Computer graphics have often been called "embarrassingly parallel." Large batches of vertices need to be transformed with identical or similar matrices. Large blocks of pixels need to be rendered with identical or similar shaders. Large images need to be blended to create a final image. Hence, the natural evolution of the GPU architecture has been toward a multithreaded single instruction multiple data (SIMD) machine with parallel execution units in three areas: the vertex, pixel, and raster portions of the chip. The architecture has also evolved to handle massive amounts of data on the GPU. Today, onboard memory is topping out at half a gigabyte, with additional fast access to main memory through PCI Express (theoretically at 4 GB/s in each direction). Internal memory bandwidth—between the GPU and its own local video memory—is around 40 GB/s.

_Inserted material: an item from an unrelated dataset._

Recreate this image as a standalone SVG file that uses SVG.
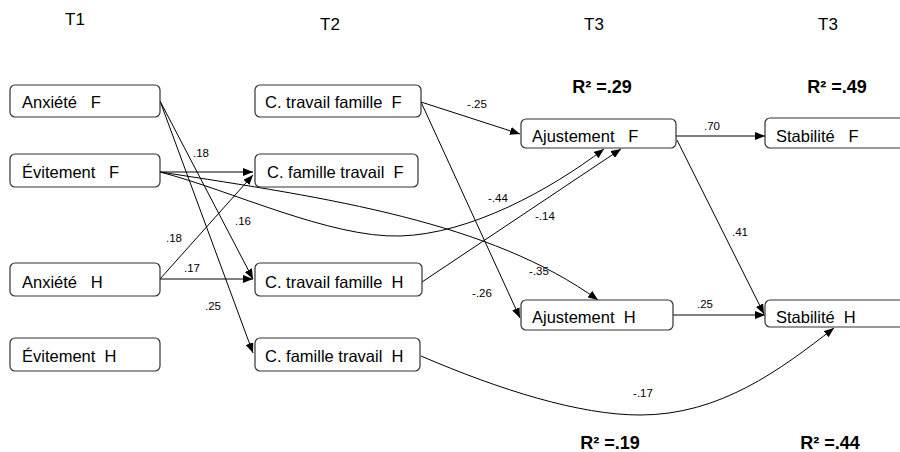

As you can imagine, the GPU is particularly well suited to definite arenas. Certain problem sets lend themselves to the current GPU architecture, and we can confidently assume that future GPUs will become more flexible and handle previously unreasonable problem sets. In other words, the GPU is often the best tool for the job, and, due to rapid increases in brute computational power (see the trend line in Figure 1), is poised to grab more and more of the high-performance computing (HPC) market. Those experiencing the greatest performance increases have problems in which the computational or arithmetic intensity of the problem is high, meaning that many math operations occur for each piece of data that's read or written. This is because most of the transistors in GPUs are devoted to computational resources, and because memory accesses are always significantly more expensive in comparison to computation. For the same reasons, the GPU excels when off-chip communication is reduced or eliminated.
Figure 1 Rapidly increasing GPU capabilities.
Over the past five years, the GPU has rapidly evolved into a programmable "stream processor." Conceptually, all data it processes can be considered a stream—an ordered set of data of the same datatype. Streams can range from simple arrays of integers to complex arrays of 4 × 4 32-bit floating-point matrices, or even arrays of arbitrary user-defined structures. The streams are fed through a kernel that applies the same function to each element of the entire stream. Kernels can operate on the data in multiple ways: 
- Transformation. Remapping.
- Expansion. Creating multiple outputs per input element.
- Reduction. Creating one output from multiple inputs.
- Filter. Outputting a subset of the input elements.
One particular restriction to flexibility is key to enabling parallel execution and high-performance computation: "[K]ernel outputs are functions only of their kernel inputs, and within a kernel."